Wieczór tradycyjnie upłynął na szeroko pojętych rozmowach znaczkowych i nie tylko. Niespodziewanie pojawił się na nich Ladislav Hulín który jest przedstawicielem ZT na Ukrainie. Gość krótko opowiedział o sytuacji ZT w tym kraju w kontekście obecnej sytuacji politycznej i gorąco podziękował wszystkim za wsparcie. Ostatnią tego wieczoru niespodzianką była beczka piwa podarowana przez browar Brumov z Czech, którym raczyliśmy się przez ostatnie dni. Bardzo dziękujemy właścicielowi browaru za przychylność i otwarte serce. OPAT nam po prostu przypadł do gustu – wiadomo….czeskie piwo z duszą. W tym miejscu potrzeba podziękować niestrudzonemu barmanowi Jiřímu, który przez trzy wieczory dzielnie nalewał piwo. Coraz bardziej zmęczeni turyści powoli rozchodzili się do pokojów, ale rozmowy trwały niemal do białego rana. W skrócie tylko można powiedzieć, że właśnie wtedy miały miejsce cuda, o których się wielu ludziom nawet nie śniło, ale co i jak to wiedzą tylko ci, którzy dotrwali do tak późnej pory :-)

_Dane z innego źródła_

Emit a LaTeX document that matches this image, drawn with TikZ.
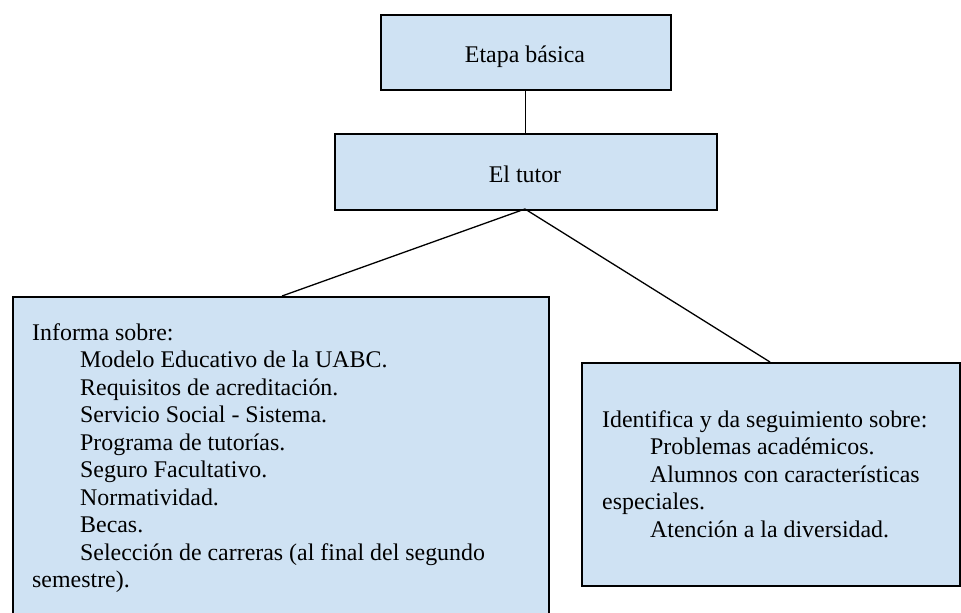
\documentclass[tikz,border=0pt]{standalone}
\usepackage{fontspec}
\setmainfont{Liberation Serif}
\definecolor{boxfill}{RGB}{207,226,243}
\tikzset{
  boxshape/.style={draw=black, line width=1.6pt, fill=boxfill, rectangle, inner sep=0pt, anchor=north west},
  txt/.style={inner sep=0pt, anchor=base west, font=\fontsize{23.9pt}{27.5pt}\selectfont},
  ctxt/.style={inner sep=0pt, anchor=base, font=\fontsize{23.9pt}{27.5pt}\selectfont},
  conn/.style={draw=black, line width=1.3pt}
}
\begin{document}
\begin{tikzpicture}[x=1pt,y=-1pt]
\useasboundingbox (0,0) rectangle (961,613);
% boxes
\node[boxshape, minimum width=290pt, minimum height=75pt] (etapa) at (380,14) {};
\node[boxshape, minimum width=382pt, minimum height=76pt] (tutor) at (334,133) {};
\node[boxshape, minimum width=536pt, minimum height=330pt] (left) at (12,296) {};
\node[boxshape, minimum width=378pt, minimum height=223pt] (right) at (581,362) {};
% connectors
\coordinate (apex) at (525,209);
\coordinate (lend) at (282,296);
\coordinate (rend) at (770,362);
\draw[conn] (etapa.south) -- (tutor.north);
\draw[conn] (apex) -- (lend);
\draw[conn] (apex) -- (rend);
% titles
\node[ctxt] (t1) at (525,62) {Etapa básica};
\node[ctxt] (t2) at (525,182) {El tutor};
% left text
\node[txt] (l0) at (32,340) {Informa sobre:};
\node[txt] (l1) at (80,367.5) {Modelo Educativo de la UABC.};
\node[txt] (l2) at (80,395) {Requisitos de acreditación.};
\node[txt] (l3) at (80,422.5) {Servicio Social - Sistema.};
\node[txt] (l4) at (80,450) {Programa de tutorías.};
\node[txt] (l5) at (80,477.5) {Seguro Facultativo.};
\node[txt] (l6) at (80,505) {Normatividad.};
\node[txt] (l7) at (80,532.5) {Becas.};
\node[txt] (l8) at (80,560) {Selección de carreras (al final del segundo};
\node[txt] (l9) at (32,587.5) {semestre).};
% right text
\node[txt] (r0) at (602,427) {Identifica y da seguimiento sobre:};
\node[txt] (r1) at (650,454.5) {Problemas académicos.};
\node[txt] (r2) at (650,482) {Alumnos con características};
\node[txt] (r3) at (602,509.5) {especiales.};
\node[txt] (r4) at (650,537) {Atención a la diversidad.};
\end{tikzpicture}
\end{document}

Niestety wszystko co dobre szybko się kończy i po niedzielnym śniadaniu uczestnicy spotkania, po "nieoficjalnym" zakończeniu i podziękowaniach wygłoszonych przez Zbyszka Romankiewicza, zaczęli opuszczać ośrodek i powracać do swoich domów. Niewątpliwie były to pełne wrażeń trzy dni, podczas których tradycyjnie już spędziliśmy ze sobą miłe chwile. Poznaliśmy wiele nowych i ciekawych osób, przeprowadziliśwy dziesiątki niezwykle ciekawych rozmów. Przy okazji pojawiło się całe mnóstwo pomysłów, na których realizację jak zwykle w którymś momencie zabraknie czasu. Najważniejsze jest jednak to, że te 91, a może i więcej osób, które przewinęły się w ciągu tych 3 dni, dało nam niesamowite natchnienie i motywację do dalszego działania. Dziękujemy Wam za stworzenie tej niesamowicie przyjaznej i rodzinnej atmosfery, która jest już chyba znakiem rozpoznawczym naszych zlotów. Podziękowania należą się także stałęj już ekipie gości z Czech i wszystkim tym kolekcjonerom, którzy z różnych powodów nie mogli być w tych dniach w Głuchołazach, a byli z nami śląc sms-y, e-maile czy kartki pocztowe. Dziękujemy także tym wszystkim, którzy czynnie włączyli się w przygotowanie tego spotkania, a nie jest to sprawa łatwa. No i cóż, mamy nadzieję, że w takim samym, a może i większym gronie spotkamy się już za rok podczas V Spotkania Kolekcjonerów ZT, które odbędzie się tradycyjnie w drugi weekend października (8-9.X.2016). O szczegółach tego spotkania rzecz jasna poinformujemy Was w stosownym czasie. Zapraszamy.